(Set problem) Every line from the start of the records through the line with "title = 'Specialisti in educatie parentala'" is to be written out exactly; pictures are not.

(Extracted information)

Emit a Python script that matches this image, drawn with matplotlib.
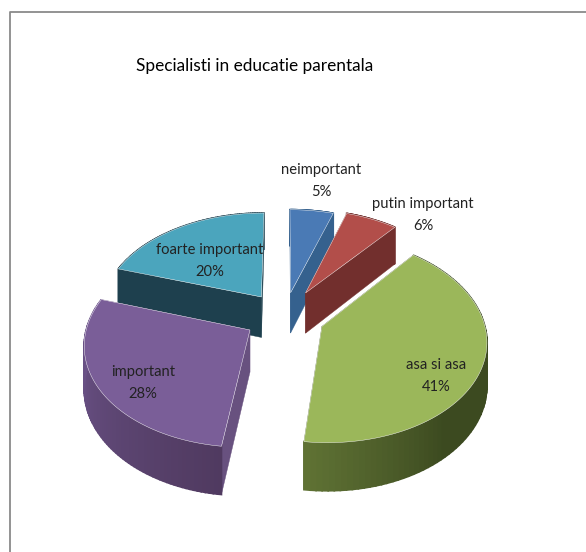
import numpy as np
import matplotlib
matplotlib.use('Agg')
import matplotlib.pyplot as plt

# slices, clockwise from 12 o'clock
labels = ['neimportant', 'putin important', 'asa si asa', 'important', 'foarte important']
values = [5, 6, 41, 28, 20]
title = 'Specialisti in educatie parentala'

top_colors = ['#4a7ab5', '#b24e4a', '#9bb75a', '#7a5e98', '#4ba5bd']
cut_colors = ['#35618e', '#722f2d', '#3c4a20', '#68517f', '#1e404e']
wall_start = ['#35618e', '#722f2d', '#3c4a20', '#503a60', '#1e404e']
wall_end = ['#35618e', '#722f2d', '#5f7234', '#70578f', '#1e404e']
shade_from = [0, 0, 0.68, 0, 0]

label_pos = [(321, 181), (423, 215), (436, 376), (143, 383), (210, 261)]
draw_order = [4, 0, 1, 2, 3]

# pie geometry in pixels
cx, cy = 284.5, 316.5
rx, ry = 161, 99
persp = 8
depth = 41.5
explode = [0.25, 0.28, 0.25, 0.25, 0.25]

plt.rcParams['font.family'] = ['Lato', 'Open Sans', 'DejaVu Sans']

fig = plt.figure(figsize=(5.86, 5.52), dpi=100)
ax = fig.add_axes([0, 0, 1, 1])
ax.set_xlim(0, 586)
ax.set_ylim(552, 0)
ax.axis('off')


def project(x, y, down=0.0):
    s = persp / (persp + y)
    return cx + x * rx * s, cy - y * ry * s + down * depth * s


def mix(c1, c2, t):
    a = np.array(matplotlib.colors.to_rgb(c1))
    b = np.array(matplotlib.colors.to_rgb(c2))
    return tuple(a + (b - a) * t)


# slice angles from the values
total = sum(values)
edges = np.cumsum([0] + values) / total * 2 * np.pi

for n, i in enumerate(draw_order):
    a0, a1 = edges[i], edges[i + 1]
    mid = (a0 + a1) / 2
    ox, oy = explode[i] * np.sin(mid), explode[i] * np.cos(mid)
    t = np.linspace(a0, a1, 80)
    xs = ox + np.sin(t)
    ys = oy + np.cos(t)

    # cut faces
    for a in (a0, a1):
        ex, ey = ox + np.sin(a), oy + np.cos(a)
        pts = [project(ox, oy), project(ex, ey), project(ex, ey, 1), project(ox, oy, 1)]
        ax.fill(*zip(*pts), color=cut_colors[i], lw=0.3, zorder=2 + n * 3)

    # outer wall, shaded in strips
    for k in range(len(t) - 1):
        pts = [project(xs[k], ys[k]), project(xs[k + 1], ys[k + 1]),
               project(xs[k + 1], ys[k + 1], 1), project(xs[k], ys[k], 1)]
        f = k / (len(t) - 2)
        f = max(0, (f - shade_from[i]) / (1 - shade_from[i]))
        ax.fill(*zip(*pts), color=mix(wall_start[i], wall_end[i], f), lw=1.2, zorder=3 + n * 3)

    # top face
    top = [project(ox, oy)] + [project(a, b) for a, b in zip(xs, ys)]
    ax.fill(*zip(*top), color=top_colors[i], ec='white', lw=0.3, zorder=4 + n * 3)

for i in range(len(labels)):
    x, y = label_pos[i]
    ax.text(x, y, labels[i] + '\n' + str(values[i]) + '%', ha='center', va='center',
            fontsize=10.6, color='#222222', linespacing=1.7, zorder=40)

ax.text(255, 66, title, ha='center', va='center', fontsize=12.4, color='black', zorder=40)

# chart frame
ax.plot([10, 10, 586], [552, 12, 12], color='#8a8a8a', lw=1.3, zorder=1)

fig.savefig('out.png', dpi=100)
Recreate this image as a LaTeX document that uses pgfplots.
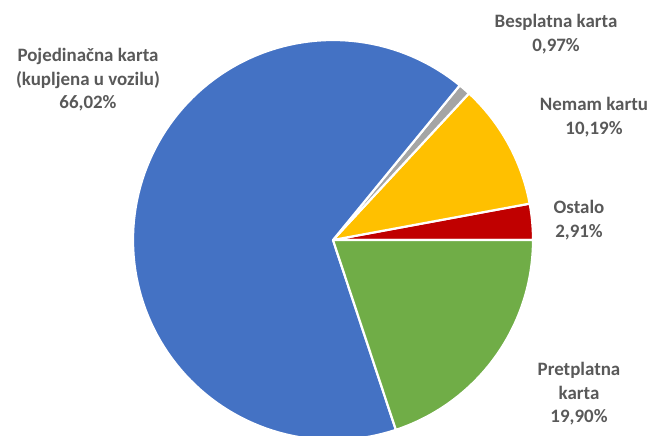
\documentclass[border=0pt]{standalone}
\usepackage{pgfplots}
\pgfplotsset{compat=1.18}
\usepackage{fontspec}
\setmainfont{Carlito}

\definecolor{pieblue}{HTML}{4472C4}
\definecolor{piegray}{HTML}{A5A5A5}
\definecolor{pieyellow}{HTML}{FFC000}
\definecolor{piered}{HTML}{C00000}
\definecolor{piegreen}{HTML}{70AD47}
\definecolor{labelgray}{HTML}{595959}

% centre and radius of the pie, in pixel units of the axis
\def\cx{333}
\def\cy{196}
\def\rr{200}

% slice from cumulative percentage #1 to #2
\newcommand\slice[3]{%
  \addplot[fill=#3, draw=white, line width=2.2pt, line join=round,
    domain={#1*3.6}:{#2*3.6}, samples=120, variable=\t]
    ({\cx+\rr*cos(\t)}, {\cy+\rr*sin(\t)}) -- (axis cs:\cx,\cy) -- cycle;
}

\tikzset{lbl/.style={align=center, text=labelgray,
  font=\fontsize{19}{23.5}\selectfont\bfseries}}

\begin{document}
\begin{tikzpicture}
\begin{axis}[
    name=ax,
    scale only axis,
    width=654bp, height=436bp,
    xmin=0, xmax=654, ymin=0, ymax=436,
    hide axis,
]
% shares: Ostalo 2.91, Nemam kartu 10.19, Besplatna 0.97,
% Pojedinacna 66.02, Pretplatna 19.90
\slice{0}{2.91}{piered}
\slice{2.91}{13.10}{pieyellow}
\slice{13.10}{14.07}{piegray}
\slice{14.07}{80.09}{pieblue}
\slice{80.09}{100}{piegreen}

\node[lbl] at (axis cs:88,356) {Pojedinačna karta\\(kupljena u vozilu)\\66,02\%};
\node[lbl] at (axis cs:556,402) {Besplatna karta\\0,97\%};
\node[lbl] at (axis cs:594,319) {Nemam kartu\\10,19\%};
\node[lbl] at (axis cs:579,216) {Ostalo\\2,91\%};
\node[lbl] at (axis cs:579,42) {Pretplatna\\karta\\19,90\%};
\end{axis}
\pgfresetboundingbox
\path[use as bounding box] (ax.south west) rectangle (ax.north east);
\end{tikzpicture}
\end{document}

(Correct response)
Emit a Python script that matches this image, drawn with matplotlib.
import numpy as np
import matplotlib
matplotlib.use('Agg')
import matplotlib.pyplot as plt

# slices, clockwise from 12 o'clock
labels = ['neimportant', 'putin important', 'asa si asa', 'important', 'foarte important']
values = [5, 6, 41, 28, 20]
title = 'Specialisti in educatie parentala'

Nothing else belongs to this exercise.